This time Meera Iyer co-hosted the BYOB Party with us. Meera is the Co-convener of INTACH Bangalore and Co-founder of Carnelian, a company that specializes in heritage tours. We traveled to her home in the quaint Uttarahalli, a suburb in Bangalore. True to the spirit of heritage, the BYOB Party kicked off with some history.
Apurba couldn’t resist picking up a book by Dalrymple from Blossom Book House on Church Street (if you live in Bangalore and you love books, this is where you would go). In his book, From the Holy Mountain: A Journey In The Shadow of Byzantium, Dalrymple speaks about countries with glorious histories, now under the siege of war. With a historian’s eye for detail and a storyteller’s wit, Dalrymple takes the reader on a journey through the Byzantine world, following in the footsteps of a monk called John Moschos who had written a book called Spiritual Meadow. Dalrymple has written In Xanadu using a similar premise, following the footsteps of Marco Polo. Moschos’s grand spiritual project involved saving the wisdom of the sages. Islam was making its inroads and Christianity was subtly fleeing the Middle East. It was a revelation to Apurba that Christianity was as eastern a religion as Islam and Judaism.

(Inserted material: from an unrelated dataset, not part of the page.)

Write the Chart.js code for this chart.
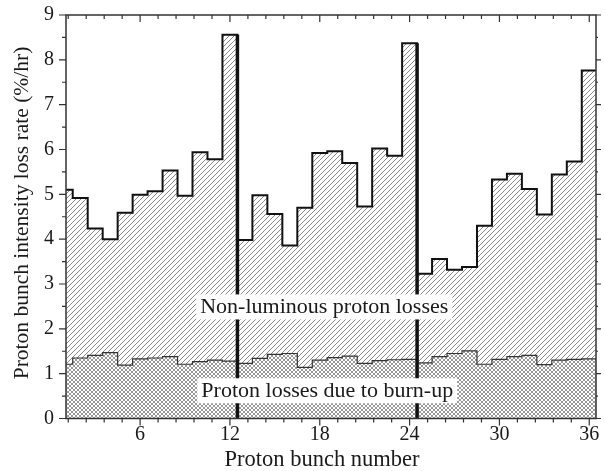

Dalrymple writes a detailed account of the civil war in Turkey, the ruins of war in Beirut and the tension in the West Bank. He starts in Anatolia in Turkey, travels through Syria and finally arrives at Jerusalem.
“Nobody knows these things,” Apurba said. “Even friends who have visited Turkey do not know about the Armenian Genocide in 1915.” Dalrymple describes how unIslamic architecture has systematically lost out to competition. Anyone interested in the Byzantine Empire, its past and present, will love this book.
You might like this video where Dalrymple talks about his earlier travels through these regions.
Jaya mentioned a book called Three Daughters by Consuelo Saah Baehr, a fictional saga of the loves and lives of three generations of Palestinian Christian women. The book was eye-opening as it revealed the fact that Arab identity was not necessarily always Islamic.